» **Given instruction**
Starting at the first line of the data, please print exactly those lines through the one that holds "plt.rcParams['font.family'] = ['Lato', 'DejaVu", omitting every picture.

» **Listing**
• • • • • • •
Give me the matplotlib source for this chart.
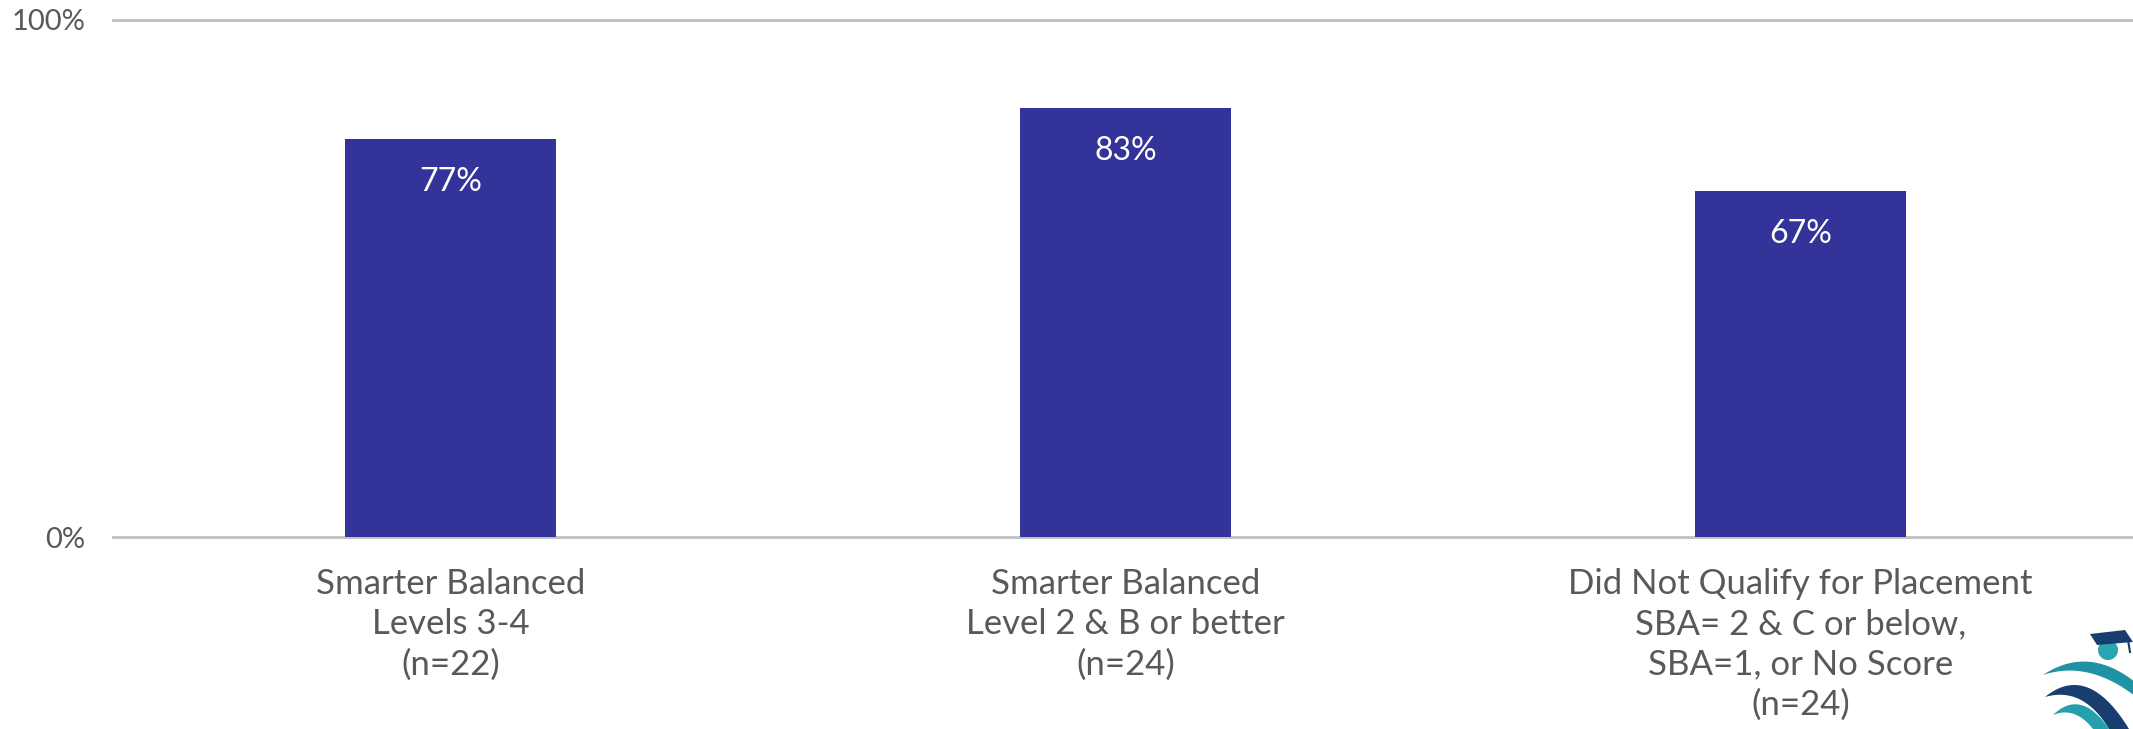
import numpy as np
import matplotlib.pyplot as plt
from matplotlib.patches import Polygon, Circle

plt.rcParams['font.family'] = ['Lato', 'DejaVu Sans']

categories = [
    "Smarter Balanced\nLevels 3-4\n(n=22)",
    "Smarter Balanced\nLevel 2 & B or better\n(n=24)",
    "Did Not Qualify for Placement\nSBA= 2 & C or below,\nSBA=1, or No Score\n(n=24)",
]
values = [0.77, 0.83, 0.67]
labels = ["77%", "83%", "67%"]
yticks = [0, 1]
ytick_labels = ["0%", "100%"]

bar_color = "#333399"
text_color = "#595959"
grid_color = "#c0c0c0"

W, H = 2133, 729
fig = plt.figure(figsize=(W / 100, H / 100), dpi=100)
ax = fig.add_axes([113 / W, 1 - 537 / H, 2025 / W, 517 / H])

x = list(range(len(categories)))
ax.bar(x, values, width=0.314, color=bar_color, zorder=3)

for xi, v, lab in zip(x, values, labels):
    ax.annotate(lab, (xi, v), xytext=(0, -43), textcoords='offset pixels',
                ha='center', va='center', color='white', fontsize=23, zorder=4)

ax.set_xlim(-0.5, 2.5)
ax.set_ylim(0, 1)
ax.set_yticks(yticks)
ax.set_yticklabels(ytick_labels)
for yv in yticks:
    ax.axhline(yv, color=grid_color, lw=2, zorder=1, clip_on=False)

ax.set_xticks(x)
ax.set_xticklabels(categories, linespacing=1.32)
ax.tick_params(axis='x', length=0, pad=22, labelsize=25, labelcolor=text_color)
ax.tick_params(axis='y', length=0, pad=20, labelsize=21, labelcolor=text_color)
for s in ax.spines.values():
    s.set_visible(False)


# logo in the lower right corner, cut off by the edge
def bez(p0, p1, p2, n=40):
    t = np.linspace(0, 1, n)[:, None]
    p0, p1, p2 = map(np.array, (p0, p1, p2))
    return (1 - t) ** 2 * p0 + 2 * (1 - t) * t * p1 + t ** 2 * p2


def swoosh(outer, inner, color):
    pts = np.vstack([bez(*outer), bez(*inner)])
    lax.add_patch(Polygon(pts, closed=True, color=color, lw=0))


lax = fig.add_axes([2033 / W, 0, 100 / W, 129 / H])
lax.set_xlim(0, 100)
lax.set_ylim(129, 0)
lax.axis('off')
swoosh([(10, 75), (55, 45), (102, 82)], [(102, 96), (55, 60), (10, 75)], "#1f93a3")
swoosh([(12, 97), (55, 62), (96, 129)], [(76, 129), (50, 86), (12, 97)], "#173e6e")
swoosh([(20, 115), (48, 88), (76, 129)], [(60, 129), (42, 106), (20, 115)], "#24a0ac")
lax.add_patch(Circle((75, 50), 10, color="#2aa6b0", lw=0))
lax.add_patch(Polygon([(57, 34), (92, 30), (100, 42), (64, 45)], closed=True, color="#173e6e", lw=0))
lax.plot([95, 97], [40, 52], color="#173e6e", lw=1.5)

fig.savefig("out.png", dpi=100)
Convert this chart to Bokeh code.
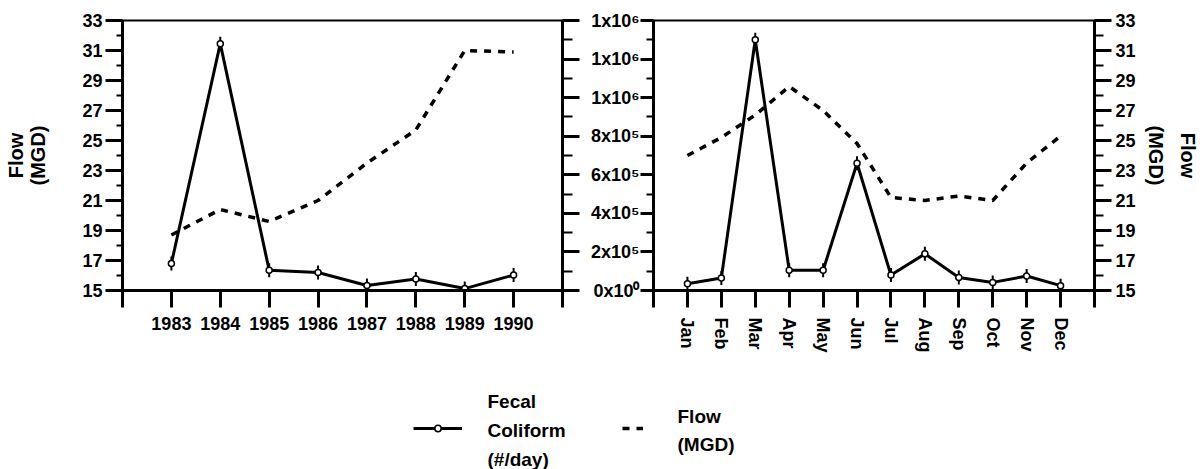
• • • • • • •
» **Completed exercise**
Give me the matplotlib source for this chart.
import numpy as np
import matplotlib.pyplot as plt
from matplotlib.patches import Polygon, Circle

plt.rcParams['font.family'] = ['Lato', 'DejaVu Sans']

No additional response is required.